Четвертый разворот (Кириченко) - страница 14

Одевается Терентий Иванович скромно, и как-то так выходит, что всегда во все серое, в новом, необломанном чувствует себя неуютно, а поэтому, если наденет купленный костюм, сразу же заметно: то смотрит он на полу пиджака, стряхивая с нее невидимое что-то, то рукой водит, не зная, куда ее положить — на стол ли, на колено. И в такой момент он похож на человека, которого силком посадили перед фотоаппаратом.

Жена беззлобно посмеивается над ним и, бывает, спрашивает, что это он так пристально рассматривает обнову.

— Или не нравится? Так ведь сам выбирал...

— Да сам, а то как же, — соглашается Терентий Иванович, отмахиваясь от жены. — Вроде бы и не жмет, а черт его знает, как-то не так!

— Да тебе только в куфайке и ладно, — продолжает насмешливо жена, и в ее голосе слышится обида. — Ничего тебе не надо, ничего бы ты не покупал...

Она говорит о том, что после войны строились и некогда было наряжаться, а теперь, казалось бы, другое время и можно бы походить по-людски...

— А я что? не по-людски? — пытался остановить жену Терентий Иванович. — По-людски, да и... И все так ходят.

— Привыкли мы, или как оно, — продолжает жена. — Бери да одевай, а мы все по шкафам попрятали, все о черном дне вспоминаем...

Терентий Иванович разумно говорит, что о черном дне тоже не лишнее подумать, а жена отвечает, что если о нем всегда думать, то все дни станут черными. Так они поругиваются иногда, а бывает, что и не разговаривают день-два, поскольку каждый отстаивает свою точку зрения и соглашаться, хоть убей, не желает. Крепости на это хватает, и если подумать, то в чем-то прав Терентий Иванович, а в чем-то — жена.
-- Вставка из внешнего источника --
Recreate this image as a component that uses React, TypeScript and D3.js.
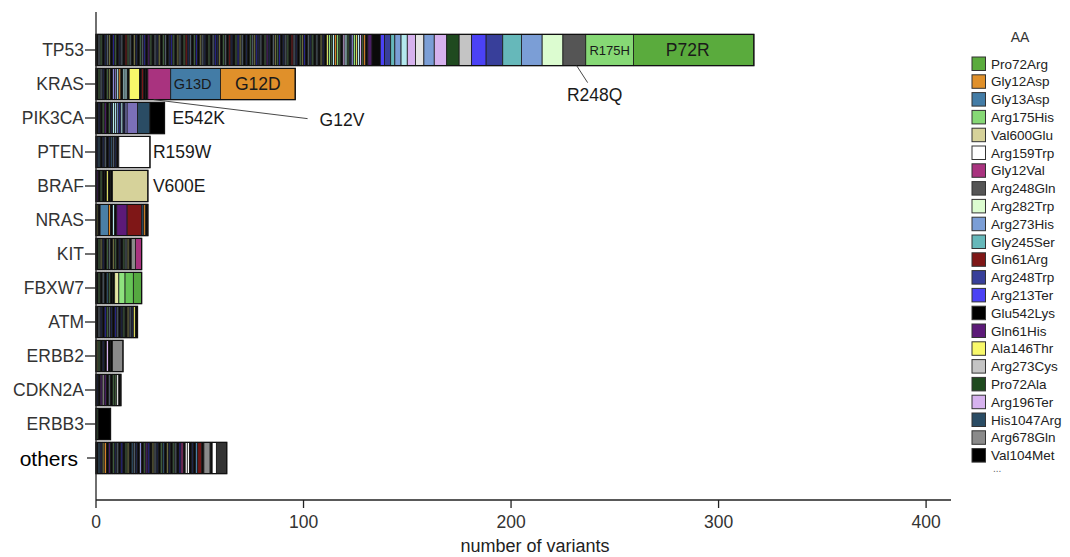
import React from 'react'
import * as d3 from 'd3'

type Seg = [string, number]

const genes = ["TP53", "KRAS", "PIK3CA", "PTEN", "BRAF", "NRAS", "KIT", "FBXW7", "ATM", "ERBB2", "CDKN2A", "ERBB3", "others"]

const legendAA = ["Pro72Arg", "Gly12Asp", "Gly13Asp", "Arg175His", "Val600Glu", "Arg159Trp", "Gly12Val", "Arg248Gln",
  "Arg282Trp", "Arg273His", "Gly245Ser", "Gln61Arg", "Arg248Trp", "Arg213Ter", "Glu542Lys", "Gln61His", "Ala146Thr",
  "Arg273Cys", "Pro72Ala", "Arg196Ter", "His1047Arg", "Arg678Gln", "Val104Met"]
const legendColors = ["#5aab3d", "#e0902a", "#437ca6", "#86d875", "#d6d29a", "#ffffff", "#a9337f", "#555555",
  "#dcfcd0", "#7b9ed6", "#66b8ba", "#7f1717", "#383f9a", "#4b42f5", "#000000", "#5c1a78", "#f8f86a",
  "#c4c4c4", "#1f4a1f", "#d6b2ee", "#2a4c64", "#8a8a8a", "#000000"]

// colours of the rarer variants that are not in the legend, one letter each
const minorColors: Record<string, string> = {
  k: "#0a0a0a", s: "#4e5a66", n: "#1e2548", g: "#3d5c3a", o: "#6b6b3e", p: "#4a1f66", b: "#26248a",
  r: "#6e1616", z: "#2c4a60", m: "#8a8a8a", y: "#d8d860", h: "#8ee27e", c: "#b4e8ee", a: "#e08a2a",
  q: "#d6b2ee", l: "#8a8ad6", v: "#7a70b8", t: "#4a7fa6", w: "#ffffff", W: "#e4e4e4", e: "#66b8ba",
  L: "#7b9ed6", B: "#4b42f5", N: "#383f9a", Y: "#e6e6a4", G: "#66c456", P: "#55a840", M: "#a9337f", D: "#333333",
}

// one letter = one variant seen once
const ones = (s: string): Seg[] => s.split("").map(c => [c, 1] as Seg)

const tp53: Seg[] = [
  ...ones("ksgknsokbg" + "knskrgskon" + "kgsbkpgksn" + "okgsknbgko" + "skgrnskgbk" + "osnkgksbno" +
    "kgskrnkgbo" + "sknkgsobns" + "kgpnksogbk" + "nsgkrsnkgo" + "bksngkskon" + "k"),
  ...ones("yhgcahgkqcgnlhycqgak"),
  ["p", 2], ["k", 4], ["B", 2], ["N", 3], ["e", 2], ["L", 3], ["c", 3], ["q", 4], ["W", 4], ["L", 5],
  ["Arg196Ter", 6], ["Pro72Ala", 6], ["Arg273Cys", 6], ["Arg213Ter", 7], ["Arg248Trp", 8], ["Gly245Ser", 9],
  ["Arg273His", 10], ["Arg282Trp", 10], ["Arg248Gln", 11], ["Arg175His", 23], ["Pro72Arg", 58],
]
const kras: Seg[] = [...ones("kgsnkgoklvcakcck"), ["Ala146Thr", 5], ...ones("k"), ["Gln61Arg", 1], ...ones("kk"),
  ["Gly12Val", 11], ["Gly13Asp", 24], ["Gly12Asp", 36]]
const pik3ca: Seg[] = [...ones("knkgpkgnccLbcnl"), ["v", 5], ["His1047Arg", 6], ["Glu542Lys", 7]]
const pten: Seg[] = [...ones("nzknsknzsnk"), ["Arg159Trp", 15]]
const braf: Seg[] = [...ones("pkgkkykk"), ["Val600Glu", 17]]
const nras: Seg[] = [...ones("ok"), ["t", 4], ...ones("akck"), ["Gln61His", 5], ["Gln61Arg", 7], ...ones("zak")]
const kit: Seg[] = [...ones("kgonkgskogknkgsok"), ["m", 2], ["M", 3]]
const fbxw7: Seg[] = [...ones("kgkskzgkk"), ["Y", 2], ["h", 3], ["G", 4], ["P", 4]]
const atm: Seg[] = ones("ksnkbgsnkbskngkosnyk")
const erbb2: Seg[] = [...ones("ogknkqkk"), ["Arg678Gln", 5]]
const cdkn2a: Seg[] = ones("nkpmpkskggwk")
const erbb3: Seg[] = [...ones("g"), ["Val104Met", 6]]
const others: Seg[] = [...ones("kznoakpkgn" + "skbkgokzsn" + "klkgpbkosn" + "kgzkonkgsk" + "b"),
  ...ones("Mkwwknkt"), ["r", 2], ...ones("k"), ["m", 3], ...ones("k"), ["w", 2], ["D", 5]]

const geneSegs: Seg[][] = [tp53, kras, pik3ca, pten, braf, nras, kit, fbxw7, atm, erbb2, cdkn2a, erbb3, others]

const xTicks = [0, 100, 200, 300, 400]

const insideLabels = [
  { gene: "TP53", aa: "Arg175His", text: "R175H", size: 13, dx: 0 },
  { gene: "TP53", aa: "Pro72Arg", text: "P72R", size: 17.5, dx: -6 },
  { gene: "KRAS", aa: "Gly13Asp", text: "G13D", size: 14.5, dx: -3 },
  { gene: "KRAS", aa: "Gly12Asp", text: "G12D", size: 17.5, dx: 0 },
]
const besideLabels = [
  { gene: "PIK3CA", text: "E542K", dx: 8 },
  { gene: "PTEN", text: "R159W", dx: 3 },
  { gene: "BRAF", text: "V600E", dx: 5 },
]
const leaderLabels = [
  { gene: "TP53", aa: "Arg248Gln", text: "R248Q", at: 0.6, lx: 11, ly: 17, anchor: "middle", tx: 7, ty: 12 },
  { gene: "KRAS", aa: "Gly12Val", text: "G12V", at: 0.25, lx: 154, ly: 19, anchor: "start", tx: 12, ty: 1 },
]

const font = "'Liberation Sans', Arial, sans-serif"

export default function App() {
  const W = 1070, H = 557
  const x = d3.scaleLinear().domain([0, 412]).range([96, 951])
  const y = d3.scaleBand<string>().domain(genes).range([33, 475]).paddingInner(0.08).paddingOuter(0.04)
  const bw = y.bandwidth()
  const aaColor = new Map(legendAA.map((a, i) => [a, legendColors[i]]))
  const colorOf = (k: string) => aaColor.get(k) ?? minorColors[k] ?? "#000"

  const stacked = genes.map((g, gi) => {
    let cum = 0
    const segs = geneSegs[gi].map(([key, n]) => {
      const s = { key, x0: cum, x1: cum + n }
      cum += n
      return s
    })
    return { gene: g, segs, total: cum }
  })
  const findSeg = (gene: string, aa: string) =>
    stacked.find(d => d.gene === gene)!.segs.find(s => s.key === aa)!
  const totalOf = (gene: string) => stacked.find(d => d.gene === gene)!.total

  return (
    <svg width={W} height={H} style={{ position: 'absolute', left: 0, top: 0, fontFamily: font, background: '#fff' }}>
      {/* bars */}
      {stacked.map(d => (
        <g key={d.gene}>
          {d.segs.map((s, i) => (
            <rect key={i} x={x(s.x0)} y={y(d.gene)!} width={x(s.x1) - x(s.x0)} height={bw}
              fill={colorOf(s.key)} stroke="#1a1a1a" strokeWidth={0.8} />
          ))}
          <rect x={x(0)} y={y(d.gene)!} width={x(d.total) - x(0)} height={bw}
            fill="none" stroke="#111" strokeWidth={1.3} />
        </g>
      ))}

      {/* y axis */}
      <line x1={96} x2={96} y1={12} y2={500} stroke="#222" strokeWidth={1.3} />
      {genes.map(g => {
        const cy = y(g)! + bw / 2
        const isOther = g === "others"
        return (
          <g key={g}>
            <line x1={isOther ? 87 : 85} x2={96} y1={cy} y2={cy} stroke="#222" strokeWidth={1.3} />
            <text x={isOther ? 78 : 84} y={cy} textAnchor="end" dominantBaseline="central"
              fontSize={isOther ? 21 : 17.5} fill={isOther ? "#000" : "#333"}>{g}</text>
          </g>
        )
      })}

      {/* x axis */}
      <line x1={x(0)} x2={951} y1={500} y2={500} stroke="#222" strokeWidth={1.3} />
      {xTicks.map(t => (
        <g key={t}>
          <line x1={x(t)} x2={x(t)} y1={500} y2={508} stroke="#222" strokeWidth={1.3} />
          <text x={x(t)} y={528} textAnchor="middle" fontSize={17.5} fill="#333">{t}</text>
        </g>
      ))}
      <text x={535} y={552} textAnchor="middle" fontSize={18} fill="#222">number of variants</text>

      {/* labels inside segments */}
      {insideLabels.map(l => {
        const s = findSeg(l.gene, l.aa)
        return (
          <text key={l.text} x={(x(s.x0) + x(s.x1)) / 2 + l.dx} y={y(l.gene)! + bw / 2}
            textAnchor="middle" dominantBaseline="central" fontSize={l.size} fill="#1a1a1a">{l.text}</text>
        )
      })}
      {besideLabels.map(l => (
        <text key={l.text} x={x(totalOf(l.gene)) + l.dx} y={y(l.gene)! + bw / 2}
          dominantBaseline="central" fontSize={17.5} fill="#1a1a1a">{l.text}</text>
      ))}
      {leaderLabels.map(l => {
        const s = findSeg(l.gene, l.aa)
        const sx = x(s.x0) + (x(s.x1) - x(s.x0)) * l.at
        const sy = y(l.gene)! + bw
        return (
          <g key={l.text}>
            <line x1={sx} y1={sy} x2={sx + l.lx} y2={sy + l.ly} stroke="#333" strokeWidth={0.9} />
            <text x={sx + l.lx + l.tx} y={sy + l.ly + l.ty} textAnchor={l.anchor as any}
              dominantBaseline="central" fontSize={17.5} fill="#1a1a1a">{l.text}</text>
          </g>
        )
      })}

      {/* legend */}
      <text x={1020} y={37} textAnchor="middle" dominantBaseline="central" fontSize={14} fill="#333">AA</text>
      {legendAA.map((a, i) => {
        const ty = 57 + i * 17.8
        return (
          <g key={a}>
            <rect x={972} y={ty} width={13.5} height={13.5} fill={legendColors[i]} stroke="#333" strokeWidth={1} />
            <text x={991} y={ty + 7} dominantBaseline="central" fontSize={13.5} fill="#222">{a}</text>
          </g>
        )
      })}
      <text x={993} y={468} dominantBaseline="central" fontSize={10} fill="#666">...</text>
    </svg>
  )
}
В жизни Терентия Ивановича, в том, как он строился после войны, всеми силами стараясь вырваться из нищеты, есть, на мой взгляд, отметины целого поколения людей воевавших, получивших награды и жизнь, как самую большую награду, и не ценивших особо ни то, ни другое. Внешне это почти незаметно, тем более что люди эти, несмотря на ранения и болезни, обладают удивительной крепостью, стойко переносят житейские невзгоды и никогда не жалуются. Но и удивляются они крайне редко, и кажется, это прекрасное чувство было убито случайной пулей. Так мне думается, когда я вспоминаю Терентия Ивановича и многих других, похожих на него людей. Те из них, кто не умер от ран и прожил хотя бы лет двадцать, добились в жизни среднего достатка и после всех горестей, о которых больше догадываешься, чем знаешь, они пользуются этим достатком с полным правом, но без особенного удовольствия.

В мою жизнь Терентий Иванович вошел в самом далеком детстве, которое тем не менее помнится отчетливее того, что происходило три дня назад. За десятки лет все так переплелось, что вспоминая давно ушедшее, я вспоминаю и дядю; отчего-то казалось, что он — рядом, даже тогда, когда я жил далеко от него, чувство это не проходило: казалось, в любую минуту, когда мне будет тяжело, можно выйти из дома, пройти немного и увидеть его.